WORK TO BE COMPLETED :: Without including any images, repeat the data exactly.

☆ ☆ ☆ ☆

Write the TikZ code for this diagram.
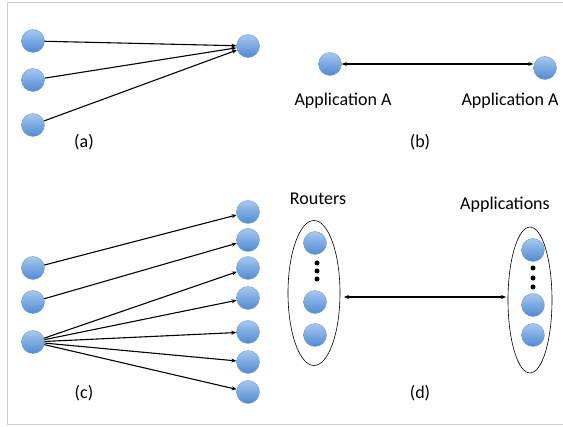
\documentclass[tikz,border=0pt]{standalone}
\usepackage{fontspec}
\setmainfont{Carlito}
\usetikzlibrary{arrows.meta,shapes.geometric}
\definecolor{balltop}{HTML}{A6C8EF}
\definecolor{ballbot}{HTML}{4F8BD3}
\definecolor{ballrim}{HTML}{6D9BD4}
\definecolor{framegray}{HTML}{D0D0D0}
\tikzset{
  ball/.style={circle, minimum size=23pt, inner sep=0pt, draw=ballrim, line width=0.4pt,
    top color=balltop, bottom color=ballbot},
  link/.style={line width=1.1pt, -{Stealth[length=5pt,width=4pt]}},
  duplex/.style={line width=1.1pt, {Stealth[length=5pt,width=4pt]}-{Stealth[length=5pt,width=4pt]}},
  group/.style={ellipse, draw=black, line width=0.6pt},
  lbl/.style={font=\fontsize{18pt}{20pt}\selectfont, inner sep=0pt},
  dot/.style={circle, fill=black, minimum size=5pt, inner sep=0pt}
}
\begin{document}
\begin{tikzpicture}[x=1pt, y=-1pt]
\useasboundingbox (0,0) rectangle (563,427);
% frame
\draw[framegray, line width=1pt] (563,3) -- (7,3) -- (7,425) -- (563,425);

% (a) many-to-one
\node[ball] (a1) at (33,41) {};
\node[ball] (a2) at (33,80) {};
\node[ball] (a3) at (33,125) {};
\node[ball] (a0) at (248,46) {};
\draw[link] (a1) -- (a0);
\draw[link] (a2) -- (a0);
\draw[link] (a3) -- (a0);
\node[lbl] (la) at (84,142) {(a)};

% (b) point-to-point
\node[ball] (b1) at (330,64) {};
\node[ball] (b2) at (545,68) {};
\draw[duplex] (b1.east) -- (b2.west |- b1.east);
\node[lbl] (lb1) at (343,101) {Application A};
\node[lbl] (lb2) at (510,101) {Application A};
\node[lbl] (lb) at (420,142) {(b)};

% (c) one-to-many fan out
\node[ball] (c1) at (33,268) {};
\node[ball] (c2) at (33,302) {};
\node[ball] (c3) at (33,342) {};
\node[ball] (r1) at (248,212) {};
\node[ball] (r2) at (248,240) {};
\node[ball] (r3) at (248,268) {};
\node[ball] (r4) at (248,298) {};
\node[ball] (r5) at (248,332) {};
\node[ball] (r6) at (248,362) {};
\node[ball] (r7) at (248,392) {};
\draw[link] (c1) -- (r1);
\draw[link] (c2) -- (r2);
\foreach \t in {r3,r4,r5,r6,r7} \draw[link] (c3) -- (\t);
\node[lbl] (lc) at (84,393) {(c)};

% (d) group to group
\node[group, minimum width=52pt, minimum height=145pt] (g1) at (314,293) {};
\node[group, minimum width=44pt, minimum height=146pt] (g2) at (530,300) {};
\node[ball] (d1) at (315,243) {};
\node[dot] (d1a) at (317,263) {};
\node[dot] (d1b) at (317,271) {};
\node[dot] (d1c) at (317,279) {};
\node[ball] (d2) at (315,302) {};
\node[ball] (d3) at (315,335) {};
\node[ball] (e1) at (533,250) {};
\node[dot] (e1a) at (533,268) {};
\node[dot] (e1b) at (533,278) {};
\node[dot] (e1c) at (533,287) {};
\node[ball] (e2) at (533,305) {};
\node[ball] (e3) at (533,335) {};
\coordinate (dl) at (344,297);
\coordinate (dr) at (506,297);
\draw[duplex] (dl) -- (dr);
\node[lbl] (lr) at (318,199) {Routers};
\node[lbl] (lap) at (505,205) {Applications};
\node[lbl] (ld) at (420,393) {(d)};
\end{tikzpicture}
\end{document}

☆ ☆ ☆ ☆

SOLUTION TO THE EXERCISE ::
Write the TikZ code for this diagram.
\documentclass[tikz,border=0pt]{standalone}
\usepackage{fontspec}
\setmainfont{Carlito}
\usetikzlibrary{arrows.meta,shapes.geometric}
\definecolor{balltop}{HTML}{A6C8EF}
\definecolor{ballbot}{HTML}{4F8BD3}
\definecolor{ballrim}{HTML}{6D9BD4}
\definecolor{framegray}{HTML}{D0D0D0}
\tikzset{
  ball/.style={circle, minimum size=23pt, inner sep=0pt, draw=ballrim, line width=0.4pt,
    top color=balltop, bottom color=ballbot},
  link/.style={line width=1.1pt, -{Stealth[length=5pt,width=4pt]}},
  duplex/.style={line width=1.1pt, {Stealth[length=5pt,width=4pt]}-{Stealth[length=5pt,width=4pt]}},
  group/.style={ellipse, draw=black, line width=0.6pt},
  lbl/.style={font=\fontsize{18pt}{20pt}\selectfont, inner sep=0pt},
  dot/.style={circle, fill=black, minimum size=5pt, inner sep=0pt}
}
\begin{document}
\begin{tikzpicture}[x=1pt, y=-1pt]
\useasboundingbox (0,0) rectangle (563,427);
% frame
\draw[framegray, line width=1pt] (563,3) -- (7,3) -- (7,425) -- (563,425);

% (a) many-to-one
\node[ball] (a1) at (33,41) {};
\node[ball] (a2) at (33,80) {};
\node[ball] (a3) at (33,125) {};
\node[ball] (a0) at (248,46) {};
\draw[link] (a1) -- (a0);
\draw[link] (a2) -- (a0);
\draw[link] (a3) -- (a0);
\node[lbl] (la) at (84,142) {(a)};

% (b) point-to-point
\node[ball] (b1) at (330,64) {};
\node[ball] (b2) at (545,68) {};
\draw[duplex] (b1.east) -- (b2.west |- b1.east);
\node[lbl] (lb1) at (343,101) {Application A};
\node[lbl] (lb2) at (510,101) {Application A};
\node[lbl] (lb) at (420,142) {(b)};

% (c) one-to-many fan out
\node[ball] (c1) at (33,268) {};
\node[ball] (c2) at (33,302) {};
\node[ball] (c3) at (33,342) {};
\node[ball] (r1) at (248,212) {};
\node[ball] (r2) at (248,240) {};
\node[ball] (r3) at (248,268) {};
\node[ball] (r4) at (248,298) {};
\node[ball] (r5) at (248,332) {};
\node[ball] (r6) at (248,362) {};
\node[ball] (r7) at (248,392) {};
\draw[link] (c1) -- (r1);
\draw[link] (c2) -- (r2);
\foreach \t in {r3,r4,r5,r6,r7} \draw[link] (c3) -- (\t);
\node[lbl] (lc) at (84,393) {(c)};

% (d) group to group
\node[group, minimum width=52pt, minimum height=145pt] (g1) at (314,293) {};
\node[group, minimum width=44pt, minimum height=146pt] (g2) at (530,300) {};
\node[ball] (d1) at (315,243) {};
\node[dot] (d1a) at (317,263) {};
\node[dot] (d1b) at (317,271) {};
\node[dot] (d1c) at (317,279) {};
\node[ball] (d2) at (315,302) {};
\node[ball] (d3) at (315,335) {};
\node[ball] (e1) at (533,250) {};
\node[dot] (e1a) at (533,268) {};
\node[dot] (e1b) at (533,278) {};
\node[dot] (e1c) at (533,287) {};
\node[ball] (e2) at (533,305) {};
\node[ball] (e3) at (533,335) {};
\coordinate (dl) at (344,297);
\coordinate (dr) at (506,297);
\draw[duplex] (dl) -- (dr);
\node[lbl] (lr) at (318,199) {Routers};
\node[lbl] (lap) at (505,205) {Applications};
\node[lbl] (ld) at (420,393) {(d)};
\end{tikzpicture}
\end{document}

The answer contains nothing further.